Want to follow along with the counting of second- and third-choice votes in the Minneapolis mayor’s race?
If you’re a political junkie with the time — and the patience — you have a couple of options for following the laborious process:
• The Uptake is live-streaming the count here.
• And the city is keeping track here. (In round 2, for example, they first allocated the second-place votes of those whose first-place vote went to a write-in. Betsy Hodges gained 21 votes, and Mark Andrew gained 16.)

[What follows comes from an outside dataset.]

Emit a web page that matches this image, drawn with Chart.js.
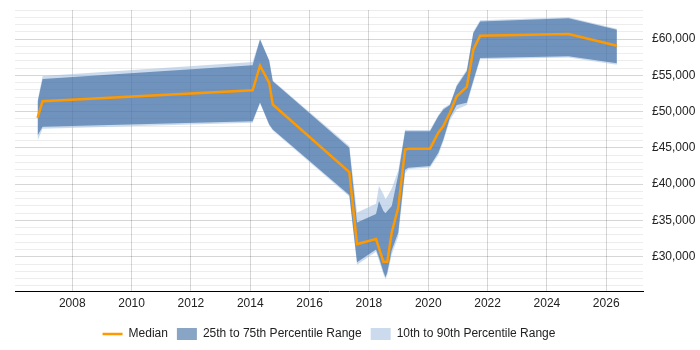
<!DOCTYPE html>
<html>
<head>
<meta charset="utf-8">
<script src="https://cdn.jsdelivr.net/npm/chart.js@4/dist/chart.umd.min.js"></script>
<style>
  body { margin: 0; background: #fff; }
</style>
</head>
<body>
<canvas id="salary-chart" width="700" height="350"></canvas>
<script>
const years = [2006.83, 2007.0, 2014.08, 2014.33, 2014.64, 2014.76, 2017.34, 2017.6, 2018.24, 2018.34,
    2018.49, 2018.56, 2018.62, 2018.77, 2018.99, 2019.22, 2019.33, 2020.06, 2020.34, 2020.51,
    2020.73, 2020.96, 2021.3, 2021.52, 2021.75, 2024.73, 2026.36];
const median = [49150, 51430, 52940, 56330, 53960, 50980, 41680, 31750, 32430, 31200,
    29310, 29310, 29310, 33350, 36780, 44790, 44890, 44890, 47090, 48000,
    49840, 52120, 53400, 58530, 60450, 60690, 59080];
const p75 = [51300, 54500, 56380, 59950, 57020, 54180, 45030, 34730, 35900, 37700,
    36300, 36000, 36300, 37000, 41300, 47310, 47310, 47310, 49370, 50300,
    50900, 53490, 55550, 60820, 62420, 62880, 61280];
const p25 = [46700, 47900, 48680, 51250, 48230, 47540, 38500, 29230, 31000, 29900,
    27900, 27170, 27860, 30900, 33350, 42000, 42280, 42500, 44340, 46170,
    49150, 50900, 51210, 54300, 57390, 57620, 56650];
const p90 = [51500, 54900, 56840, 60050, 57100, 54300, 45250, 36100, 37300, 39750,
    38600, 37930, 38300, 39400, 41900, 47500, 47450, 47450, 49500, 50500,
    51000, 53700, 55800, 61000, 62600, 63000, 61400];
const p10 = [46000, 47650, 48460, 51150, 48100, 47400, 38300, 28900, 30700, 29500,
    27600, 26900, 27500, 30300, 32800, 41500, 42100, 42300, 44000, 45900,
    48800, 50290, 50900, 54000, 57200, 57450, 56450];

const yearTicks = [2008, 2010, 2012, 2014, 2016, 2018, 2020, 2022, 2024, 2026];
const salaryTicks = [30000, 35000, 40000, 45000, 50000, 55000, 60000];

const toPoints = (vals) => vals.map((v, i) => ({ x: years[i], y: v }));

// grid every 1000, labels only on the 5000s
const gridTicks = [];
for (let v = 26000; v <= 64000; v += 1000) gridTicks.push(v);

Chart.defaults.font.family = "'Liberation Sans', Arial, sans-serif";
Chart.defaults.font.size = 12;
Chart.defaults.color = "#222";

const bandLine = { borderWidth: 0, pointRadius: 0, pointHoverRadius: 0, tension: 0 };

new Chart(document.querySelector("#salary-chart").getContext("2d"), {
    type: "line",
    data: {
        datasets: [
            {
                label: "Median",
                data: toPoints(median),
                borderColor: "#ff9900",
                backgroundColor: "#ff9900",
                borderWidth: 2.5,
                pointRadius: 0,
                tension: 0,
                fill: false,
                pointStyle: "line",
            },
            {
                label: "25th to 75th Percentile Range",
                data: toPoints(p75),
                backgroundColor: "rgba(20, 75, 140, 0.5)",
                fill: "+1",
                pointStyle: "rect",
                ...bandLine,
            },
            {
                label: "p25",
                data: toPoints(p25),
                backgroundColor: "rgba(20, 75, 140, 0.5)",
                fill: false,
                ...bandLine,
            },
            {
                label: "10th to 90th Percentile Range",
                data: toPoints(p90),
                backgroundColor: "rgba(160, 190, 222, 0.55)",
                fill: "+1",
                pointStyle: "rect",
                ...bandLine,
            },
            {
                label: "p10",
                data: toPoints(p10),
                backgroundColor: "rgba(160, 190, 222, 0.55)",
                fill: false,
                ...bandLine,
            },
        ],
    },
    options: {
        responsive: false,
        animation: false,
        devicePixelRatio: 1,
        layout: { padding: { left: 15, right: 5, top: 10, bottom: 0 } },
        scales: {
            x: {
                type: "linear",
                min: 2006.07,
                max: 2027.24,
                afterBuildTicks: (scale) => {
                    scale.ticks = yearTicks.map((v) => ({ value: v }));
                },
                afterFit: (scale) => {
                    scale.height += 3;
                },
                ticks: {
                    autoSkip: false,
                    maxRotation: 0,
                    padding: 5,
                    callback: (v) => String(v),
                },
                grid: {
                    color: "rgba(0, 0, 0, 0.16)",
                    drawTicks: false,
                },
                border: { color: "#000", width: 1 },
            },
            y: {
                position: "right",
                min: 25200,
                max: 64000,
                afterBuildTicks: (scale) => {
                    scale.ticks = gridTicks.map((v) => ({ value: v }));
                },
                afterFit: (scale) => {
                    scale.width = 52;
                    scale.paddingTop = 0;
                    scale.paddingBottom = 0;
                },
                ticks: {
                    autoSkip: false,
                    padding: 9,
                    callback: (v) =>
                        salaryTicks.includes(v) ? "£" + v.toLocaleString("en-GB") : "",
                },
                grid: {
                    color: (ctx) =>
                        ctx.tick && ctx.tick.value % 5000 === 0
                            ? "rgba(0, 0, 0, 0.16)"
                            : "rgba(0, 0, 0, 0.07)",
                    drawTicks: false,
                },
                border: { display: false },
            },
        },
        plugins: {
            legend: {
                position: "bottom",
                fullSize: false,
                labels: {
                    usePointStyle: true,
                    pointStyleWidth: 20,
                    boxHeight: 12,
                    padding: 9,
                    filter: (item) => item.text !== "p25" && item.text !== "p10",
                },
            },
            tooltip: { enabled: false },
        },
    },
});
</script>
</body>
</html>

Whatever happened to batch elimination ?
The city’s tabulation process is exhaustively walking through each round with the goal of eliminating only one candidate per round.
Whereas “batch elimination” permits the simultaneous defeat or elimination of all candidates remaining in a round who have no mathematical possibility of winning the election, the process in use laboriously counts those candidates over and over. At this point in time, it has gone through 14 rounds to eliminate 14 candidates .
It appears obvious that at least 25 of the mayoral candidates could be eliminated in the 1st round of voting based upon applying the “no mathematical possiblity of winning” rule (see below). My main question here is why the process described on the City of Minneapolis site is not being followed…
At http://vote.minneapolismn.gov/rcv/index.htm, batch elimination is described in this way:
“If no candidate received more than the required threshold of first choice votes, the ranked choice process kicks in. The candidate who received the lowest number of votes is eliminated, along with any candidates who have no mathematical possibility of winning. Their votes are reallocated based on the second-choice votes on those ballots.”
…and again, at http://vote.minneapolismn.gov/rcv/what-is-rcv,
“Candidates with no mathematical possibility of winning (including the candidate with the lowest number of first-choice votes) are defeated, and votes for those candidates are transferred to the next ranked candidate on those ballots.”
After downloading the counts for the mayoral candidates and summing all 3 preferential votes (1,2,3) for each candidate…
– the sum represents the HIGHEST POSSIBLE vote total that each candidate could achieve in the contest;
– and calculating comparisons between the top 2 candidates’ #1 preferences;
– noting that Betsy Hodges had 28,935 #1 votes and
– noting that Mark Andrew had 19,584 #1 votes;
Don Samuels was the ONLY additional candidate who could POSSIBLY beat Mark Andrew’s 19,584 #1 votes, since his #1,2, and #3 votes totalled 33,683. So it was mathematically possible that he could beat Mark Andrews and Betsy Hodges in succeeding rounds of tabulation.
But going down the list of #1,2, and #3 vote totals in the remaining candidates, the next highest was Jackie Cherryhomes at 18,039 – not enough to beat the #1 votes of either Betsy Hodges or Mark Andrew. Even if Hodges and Andrews didn’t get a SINGLE #2 preference nor a SINGLE #3 preference, Ms. Cherryhomes could not beat them with all of her votes. All candidates lower in this same kind of total obviously could not beat Hodges nor Andrew, either. E.g., Cam Winton’s highest possible total came to 15,236 and Bob Fine’s came to 10,351. And it’s all downhill from there.
Candidates whose summed 1st + 2nd + 3rd preference votes are lower than the single #1 preference votes of either of the top 2 cannot possibly win the election.
So it appears that the city’s data on vote totals for mayor show only 3 candidates who could possibly win the election: Hodges, Andrew, and Samuels. All the others are virtually defeated.
Someone please point out any error in the logic you see here.